ミニマリストの考え方を参考に、コレクションの「ピーク」を認識し、今後の所有を見極めるためには、いくつかの問いを自身に投げかけてみることが有効です。

  1. 物理的な問い:

    • コレクションは、生活空間を圧迫していませんか。
    • 全てのコレクションを適切に手入れ・管理する時間やエネルギーがありますか。
    • 収納スペースに余裕はありますか。それとも、無理な詰め込みや外部倉庫に頼る状況ですか。
  2. 精神的・感情的な問い:

    • コレクションを見たり触れたりするたびに、純粋な喜びを感じますか。それとも、管理の負担や手放せないことへの重圧を感じることの方が多くなりましたか。
    • コレクションに囲まれていることで、心は満たされていますか。それとも、飽和感や漠然とした不安を感じますか。
    • 手放すことに対して、過度な罪悪感や後悔の念を抱いていますか。それは本当に手放せない価値があるからですか、それとも「もったいない」「いつか価値が上がるかも」といった未来への不確定な期待や過去への執着から来ていますか。
  3. 価値と目的の問い:

    • そのアイテムは、当初あなたが集め始めた理由や目的に今も合致していますか。
    • コレクション全体を通して、あなたは何を得たいのでしょうか(知識、美意識、安らぎ、人との繋がりなど)。その目的は、今のコレクションの「量」によって本当に達成されているのでしょうか。
    • もし今、同じアイテムを前にしたら、再び手に入れたいと思うでしょうか。

これらの問いを通じて、物理的な現実、自身の感情、そして所有の根本的な目的について深く考察することができます。コレクションの「ピーク」は、「もう集めない」という絶対的な停止線ではなく、所有の質を高め、本当に大切なものだけに囲まれる状態へと移行するための、内省と選択の機会と言えます。

手放すことへの新しい視点

コレクションの「ピーク」を見極めた後、手放すという選択肢が現実味を帯びてくるかもしれません。手放すことに罪悪感を感じるのは、そのモノに込められた時間、お金、愛情を思うと自然なことです。しかし、手放すことを「終わり」ではなく、「新しい始まり」と捉えることも可能です。

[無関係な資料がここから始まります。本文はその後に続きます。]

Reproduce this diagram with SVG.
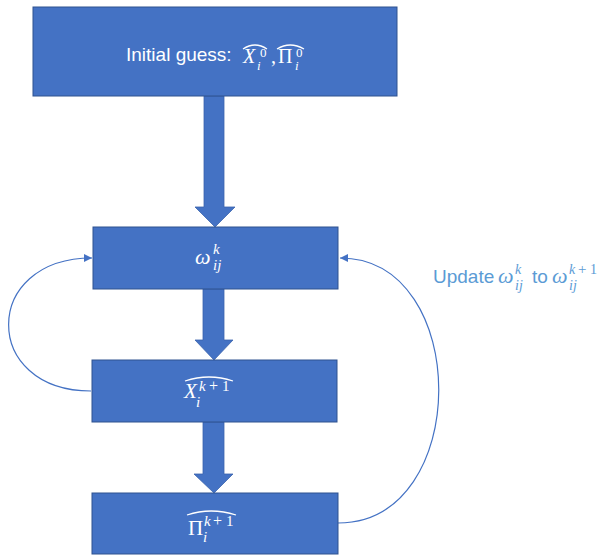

ミニマリストが不要なモノを手放すように、コレクターもまた、自身のコレクションを「編集」していく過程で、本当に核となる、自分にとって揺るぎない価値を持つものを見出すことができるでしょう。それは、全てを網羅することとは異なる種類の、深く満たされた所有のあり方へと繋がります。

所有は旅:自分にとって最適なバランスを見つける

コレクションの「ピーク」は、所有が固定的な状態ではなく、常に変化し続ける「旅」であることを示唆しています。収集の初期段階、拡大期、そして見極めと厳選の時期。それぞれの段階で、所有との向き合い方は変化します。

ミニマリズムの考え方を取り入れることは、コレクションを否定することではありません。むしろ、コレクターが自身の所有とより健全で持続可能な関係を築くための、強力なツールとなり得ます。所有するモノの量を物理的に減らすことだけでなく、一つ一つのモノへの意識を高め、そこから得られる真の価値を追求する姿勢は、ミニマリストにもコレクターにも共通する豊かな所有の本質と言えるでしょう。

コレクションの「ピーク」を感じたら、それは自己の内面や、所有が人生にもたらす本当の意味について深く考える絶好の機会です。手放す勇気と、厳選して所有する喜びのバランスを自身の中に見出すことで、モノに圧倒されることなく、コレクションが生む豊かな世界を心から享受できる道が開かれるはずです。